Notions of class and ‘digital natives’

Norm Friesen from Simon Fraser University questions the whole notion of a ‘net generation’ (or as we might say, drawing on Marc Prensky, ‘digital natives’), drawing to the fore issues of class rather than age.

This is the first in his E-Learning Myths series where he aims to dispel, or at least, challenge many of the ideas which he sees as underpinning ideas of e-learning.

Recent sociological and governmental studies paint quite a different picture of this same generation. Often focusing specifically on the Internet, they report –similar to the sources above– that “children and young people [are generally] claiming greater online self-efficacy and skills than…their parents” (Livingstone, Bober & Helsper, 2005; 3: emphasis added).

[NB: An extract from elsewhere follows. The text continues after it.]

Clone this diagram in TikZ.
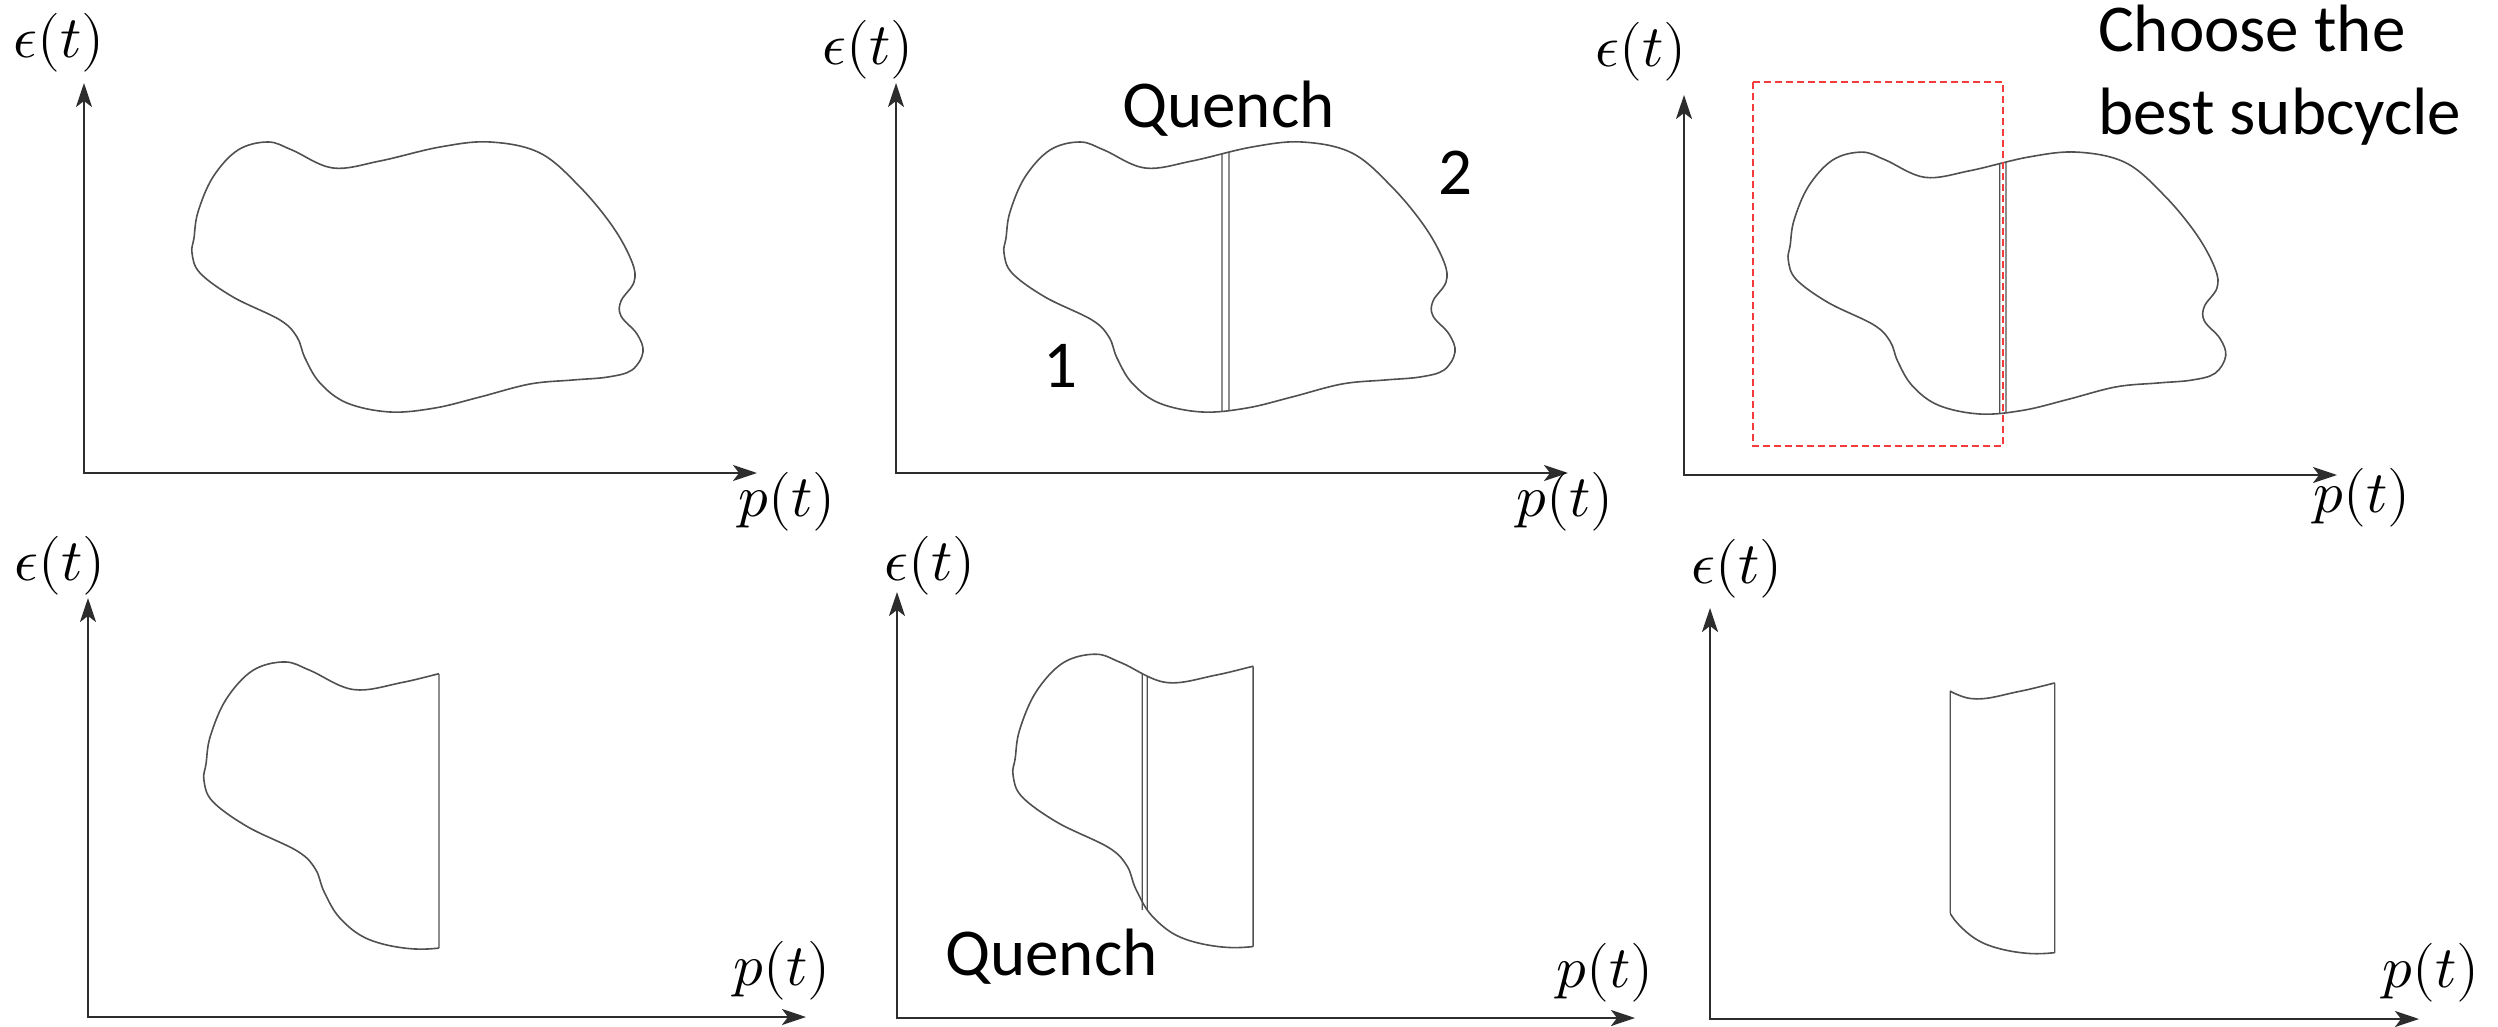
\documentclass[tikz,border=0pt]{standalone}
\usepackage{fontspec}
\usepackage{unicode-math}
\setsansfont{Carlito}
\usetikzlibrary{arrows.meta,intersections}
\definecolor{axisgray}{RGB}{45,45,45}
\definecolor{curvegray}{RGB}{80,80,80}
\definecolor{boxred}{RGB}{245,60,60}
\tikzset{
  axisline/.style={draw=axisgray, line width=2.6pt, arrows={Stealth[length=24pt,width=16pt,inset=6pt]-Stealth[length=24pt,width=16pt,inset=6pt]}},
  curve/.style={draw=curvegray, line width=1.6pt},
  qline/.style={draw=curvegray, line width=1.3pt},
  blobpath/.style={insert path={plot[smooth cycle, tension=0.6] coordinates {
    (268,142) (292,150) (333,168) (380,161) (440,147) (490,142) (540,153) (580,187)
    (613,227) (632,262) (634,282) (621,301) (621,316) (637,334) (643,352) (632,370)
    (608,377) (573,380) (530,384) (480,397) (435,408) (390,412) (347,403) (320,383)
    (305,358) (297,337) (280,320) (233,297) (200,273) (192,253) (194,238) (198,212)
    (213,177) (238,150)}}},
  mathlbl/.style={inner sep=0pt, font=\fontsize{59}{70}\selectfont},
  txt/.style={inner sep=0pt, anchor=base west, font=\sffamily\fontsize{67}{80}\selectfont}
}
\begin{document}
\begin{tikzpicture}[x=1pt,y=-1pt]
\useasboundingbox (0,0) rectangle (2498,1027);

% ---------- Panel 1 (top left) ----------
\coordinate (o1) at (84,473); \coordinate (y1) at (84,83); \coordinate (x1) at (757,473);
\draw[axisline] (y1) -- (o1) -- (x1);
\node[mathlbl] (e1) at (59,43) {$\epsilon(t)$};
\node[mathlbl] (p1) at (787,502) {$p(t)$};
\draw[curve, blobpath];

% ---------- Panel 2 (top middle) ----------
\coordinate (o2) at (896,473); \coordinate (y2) at (896,83); \coordinate (x2) at (1568,473);
\draw[axisline] (y2) -- (o2) -- (x2);
\node[mathlbl] (e2) at (868,50) {$\epsilon(t)$};
\node[mathlbl] (p2) at (1565,502) {$p(t)$};
\begin{scope}[shift={(812,0)}]
  \draw[curve, blobpath, name path=b2];
  \path[name path=c2a] (410,100) -- (410,450);
  \path[name path=c2b] (417,100) -- (417,450);
  \path[name intersections={of=b2 and c2a, name=qa}];
  \path[name intersections={of=b2 and c2b, name=qb}];
  \draw[qline] (qa-1) -- (qa-2);
  \draw[qline] (qb-1) -- (qb-2);
\end{scope}
\node[txt] (quenchtop) at (1122,128) {Quench};
\node[txt] (two) at (1438,195) {2};
\node[txt] (one) at (1043,387) {1};

% ---------- Panel 3 (top right) ----------
\coordinate (o3) at (1684,475); \coordinate (y3) at (1684,95); \coordinate (x3) at (2337,475);
\draw[axisline] (y3) -- (o3) -- (x3);
\node[mathlbl] (e3) at (1641,52) {$\epsilon(t)$};
\node[mathlbl] (p3) at (2362,498) {$p(t)$};
\begin{scope}[shift={(1602,14.4)}, scale=0.97]
  \draw[curve, blobpath, name path=b3];
  \path[name path=c3a] (410,100) -- (410,450);
  \path[name path=c3b] (416.5,100) -- (416.5,450);
  \path[name intersections={of=b3 and c3a, name=ra}];
  \path[name intersections={of=b3 and c3b, name=rb}];
  \draw[qline] (ra-1) -- (ra-2);
  \draw[qline] (rb-1) -- (rb-2);
\end{scope}
\coordinate (rbox1) at (1753,82); \coordinate (rbox2) at (2003,446);
\draw[boxred, line width=1.8pt, dash pattern=on 7pt off 4pt] (rbox1) rectangle (rbox2);
\node[txt] (choose1) at (2098,52) {Choose the};
\node[txt] (choose2) at (2098,135) {best subcycle};

% ---------- Panel 4 (bottom left) ----------
\coordinate (o4) at (88,1017); \coordinate (y4) at (88,598); \coordinate (x4) at (806,1017);
\draw[axisline] (y4) -- (o4) -- (x4);
\node[mathlbl] (e4) at (60,566) {$\epsilon(t)$};
\node[mathlbl] (p4) at (782,971) {$p(t)$};
\begin{scope}[shift={(-0.2,511)}, scale=1.063]
  \begin{scope}
    \clip (100,100) rectangle (413,450);
    \draw[curve, blobpath];
  \end{scope}
  \path[blobpath, name path=b4];
  \path[name path=c4] (413,100) -- (413,450);
  \path[name intersections={of=b4 and c4, name=sa}];
  \draw[qline] (sa-1) -- (sa-2);
\end{scope}

% ---------- Panel 5 (bottom middle) ----------
\coordinate (o5) at (897,1018); \coordinate (y5) at (897,592); \coordinate (x5) at (1635,1018);
\draw[axisline] (y5) -- (o5) -- (x5);
\node[mathlbl] (e5) at (930,566) {$\epsilon(t)$};
\node[mathlbl] (p5) at (1605,973) {$p(t)$};
\begin{scope}[shift={(804.5,500)}, scale=1.086]
  \begin{scope}
    \clip (100,100) rectangle (413,450);
    \draw[curve, blobpath];
  \end{scope}
  \path[blobpath, name path=b5];
  \path[name path=c5] (413,100) -- (413,450);
  \path[name path=c5a] (311,100) -- (311,450);
  \path[name path=c5b] (315.5,100) -- (315.5,450);
  \path[name intersections={of=b5 and c5, name=ta}];
  \path[name intersections={of=b5 and c5a, name=tb}];
  \path[name intersections={of=b5 and c5b, name=tc}];
  \draw[qline] (ta-1) -- (ta-2);
  \draw[qline, shorten >=-8pt] (tb-1) -- (tb-2);
  \draw[qline] (tc-1) -- (tc-2);
\end{scope}
\node[txt] (quenchbot) at (945,975) {Quench};

% ---------- Panel 6 (bottom right) ----------
\coordinate (o6) at (1710,1019); \coordinate (y6) at (1710,608); \coordinate (x6) at (2419,1019);
\draw[axisline] (y6) -- (o6) -- (x6);
\node[mathlbl] (e6) at (1737,569) {$\epsilon(t)$};
\node[mathlbl] (p6) at (2431,973) {$p(t)$};
\begin{scope}[shift={(1623,523)}, scale=1.045]
  \begin{scope}
    \clip (313,100) rectangle (413,450);
    \draw[curve, blobpath];
  \end{scope}
  \path[blobpath, name path=b6];
  \path[name path=c6a] (313,100) -- (313,450);
  \path[name path=c6b] (413,100) -- (413,450);
  \path[name intersections={of=b6 and c6a, name=ua}];
  \path[name intersections={of=b6 and c6b, name=ub}];
  \draw[qline] (ua-1) -- (ua-2);
  \draw[qline] (ub-1) -- (ub-2);
\end{scope}
\end{tikzpicture}
\end{document}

However, they do not take these claims at face value, and universalize them to youth in general. Instead, this research emphasizes, for example, that the complex skills needed to effectively utilize the Internet are distributed not only by age, but also by “gender and socio-economic status” (Livingstone, Bober & Helsper, 2005; 3). One of the most important predictors for these differences is class –with middle class children more “likely to experience the Internet as a rich, if risky, medium than less priveged children (Livingston, & Bober, 2004; 415).

Friesen’s site contains a lot of his academic publications including an interesting contestation of the idea of ‘learning objects’.